Having studied for four years in Paris, I know the city by heart and have my little habits there. I have been living in London for about a year now, and haven't felt any homesickness. As I was thinking about it, I realised that it might be because I can keep all my French habits in London.

You can easily recreate a night out in the French capital here. I could have had tea at Poilâne, the famous French bakery which opened a new "Cuisine de Bar" in October in Cadogan Gardens, Chelsea, exactly like the one I used to go to before heading to La Sorbonne. Then dinner at le Relais de Venise L'Entrecôte, on Marylebone Lane, modelled on the original one in rue Saint-Dominique. Then I was having the aforementioned drinks at the Experimental Cocktail Club, the moody French speakeasy that opened last December. And wasn't I making plans to go to the London version of Le Baron? The ultra-cool Parisian nightclub opened on Burlington Street in Mayfair a few weeks ago.

"Paris is the chic and London the vibrant, the cosmopolitan," explains Romee de Goriainoff, a founder of the Experimental Cocktail Club. "London is innovative and conservative and Londoners love new experiences." He describes the capital as "the perfect in-between: the traditional side of Paris and the edginess of New York."
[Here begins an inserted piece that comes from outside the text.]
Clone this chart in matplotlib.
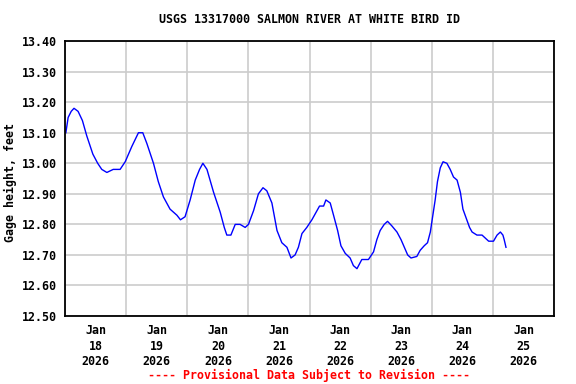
import numpy as np
import matplotlib
matplotlib.use("Agg")
import matplotlib.pyplot as plt
import matplotlib.dates as mdates
from matplotlib.ticker import FixedLocator, FormatStrFormatter
from datetime import datetime, timedelta

# gage height readings: hours after 2026-01-18 00:00, feet
hours = [0.3, 1.2, 2.4, 3.5, 5.1, 6.8, 8.5, 10.9, 12.8, 14.4, 16.4, 18.9, 21.6, 23.6,
         26.2, 28.8, 30.5, 32.1, 34.7, 36.6, 38.6, 41.2, 43.9, 45.3, 47.1, 49.1, 51.1,
         52.8, 54.1, 55.7, 58.3, 60.9, 62.5, 63.5, 65.1, 66.8, 68.7, 70.7, 72.0, 74.0,
         75.9, 77.7, 79.2, 81.2, 83.2, 85.1, 87.1, 88.7, 90.3, 91.6, 93.0, 94.9, 96.9,
         98.9, 99.9, 101.5, 102.4, 104.1, 105.4, 107.0, 108.3, 110.0, 111.9, 113.2,
         114.6, 116.5, 119.1, 121.1, 122.4, 123.7, 125.3, 126.6, 128.3, 130.3, 131.9,
         133.2, 134.5, 135.8, 138.1, 139.4, 141.0, 142.3, 143.4, 144.3, 145.3, 146.2,
         147.3, 148.4, 149.9, 151.2, 152.5, 153.9, 155.2, 156.2, 157.5, 158.8, 159.8,
         161.7, 163.7, 165.0, 166.3, 168.2, 169.6, 170.9, 171.9, 172.4, 173.1]
gage = [13.10, 13.15, 13.17, 13.18, 13.17, 13.14, 13.09, 13.03, 13.00, 12.98, 12.97,
        12.98, 12.98, 13.005, 13.055, 13.10, 13.10, 13.065, 13.00, 12.94, 12.89, 12.85,
        12.83, 12.815, 12.825, 12.88, 12.945, 12.98, 13.00, 12.98, 12.905, 12.84, 12.79,
        12.765, 12.765, 12.80, 12.80, 12.79, 12.80, 12.845, 12.90, 12.92, 12.91, 12.87,
        12.78, 12.74, 12.725, 12.69, 12.70, 12.725, 12.77, 12.79, 12.815, 12.845, 12.86,
        12.86, 12.88, 12.87, 12.83, 12.78, 12.73, 12.705, 12.69, 12.665, 12.655, 12.685,
        12.685, 12.71, 12.75, 12.78, 12.80, 12.81, 12.795, 12.775, 12.75, 12.725, 12.70,
        12.69, 12.695, 12.715, 12.73, 12.74, 12.775, 12.825, 12.88, 12.94, 12.985, 13.005,
        13.00, 12.98, 12.955, 12.945, 12.905, 12.85, 12.82, 12.79, 12.775, 12.765, 12.765,
        12.755, 12.745, 12.745, 12.765, 12.775, 12.765, 12.75, 12.725]

day_labels = ["Jan\n18\n2026", "Jan\n19\n2026", "Jan\n20\n2026", "Jan\n21\n2026",
              "Jan\n22\n2026", "Jan\n23\n2026", "Jan\n24\n2026", "Jan\n25\n2026"]
y_ticks = [12.50, 12.60, 12.70, 12.80, 12.90, 13.00, 13.10, 13.20, 13.30, 13.40]

start = datetime(2026, 1, 18)
times = [start + timedelta(hours=h) for h in hours]

font = "DejaVu Sans Mono"
fig = plt.figure(figsize=(5.76, 3.84), dpi=100)
ax = fig.add_axes([0.113, 0.177, 0.849, 0.716])

ax.plot(times, gage, color="#0000ff", linewidth=1.0)

ax.set_xlim(mdates.date2num(start), mdates.date2num(start + timedelta(days=8)))
ax.set_ylim(12.50, 13.40)

# gridlines at midnight, labels at noon
midnights = [mdates.date2num(start + timedelta(days=i)) for i in range(9)]
noons = [mdates.date2num(start + timedelta(days=i, hours=12)) for i in range(8)]
ax.xaxis.set_major_locator(FixedLocator(noons))
ax.xaxis.set_minor_locator(FixedLocator(midnights))
ax.set_xticklabels(day_labels, fontfamily=font, fontweight="bold", fontsize=8.4,
                   linespacing=1.25)
ax.yaxis.set_major_locator(FixedLocator(y_ticks))
ax.yaxis.set_major_formatter(FormatStrFormatter("%.2f"))
for lab in ax.get_yticklabels():
    lab.set_fontfamily(font)
    lab.set_fontweight("bold")
    lab.set_fontsize(8.4)

ax.tick_params(axis="both", which="both", length=0)
ax.tick_params(axis="x", pad=6)
ax.tick_params(axis="y", pad=6)
ax.grid(True, axis="x", which="minor", color="#cccccc", linewidth=1.2)
ax.grid(True, axis="y", which="major", color="#cccccc", linewidth=1.2)
ax.set_axisbelow(True)
for s in ax.spines.values():
    s.set_linewidth(1.3)

ax.set_ylabel("Gage height, feet", fontfamily=font, fontweight="bold", fontsize=8.4)
ax.yaxis.set_label_coords(-0.098, 0.484)
fig.text(0.537, 0.948, "USGS 13317000 SALMON RIVER AT WHITE BIRD ID",
         ha="center", va="center", fontfamily=font, fontweight="bold", fontsize=8.4)
fig.text(0.537, 0.022, "---- Provisional Data Subject to Revision ----",
         ha="center", va="center", color="red", fontfamily=font, fontweight="bold",
         fontsize=8.4)

fig.savefig("out.png", dpi=100)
This clash of cultures is not only making London the ideal nexus for Parisian haunts but also those from across the Atlantic. Last week New York champagne bar The Flute opened an exact replica of its midtown bar on Great Portland Street, "right down to the light fittings," they told me. This year, The Box has been spicing up London's nightlife with its risqué cabaret. The club originally opened in 2007 in a defunct sign factory in New York on Chrystie Street and launched its London twin in February.

Soon Londoners will be able to have dinner in two of New York's most fashionable institutions: Balthazar on Spring Street, in downtown Manhattan, is set to open in the old Theatre Museum site in Covent Garden. It is being renovated by Richard Caring and is scheduled to open early in 2012. Meanwhile Serge Becker's funky Mexican restaurant, La Esquina, will open a London branch on Moor Street next year.

Becker, the entrepreneur behind the ultra-hip Bowery Bar, made La Esquina in Becker Street, New York, famous for its secret back door behind the diner counter which takes you downstairs, through the kitchen, to a trendy cocktail bar and modern Mexican restaurant.

"Those three cities are, in a way, quite similar. We call them 'triplet' cities," explains de Goriainoff. "They're craving new experiences - if a concept works in one it will normally apply for the others. We are also targeting a certain category of clients, who travel in between those cities and are likely to hear about it thanks to word of mouth.

"We keep the same elements that make us special and try to recreate the same atmosphere. We want to make them feel at home - away."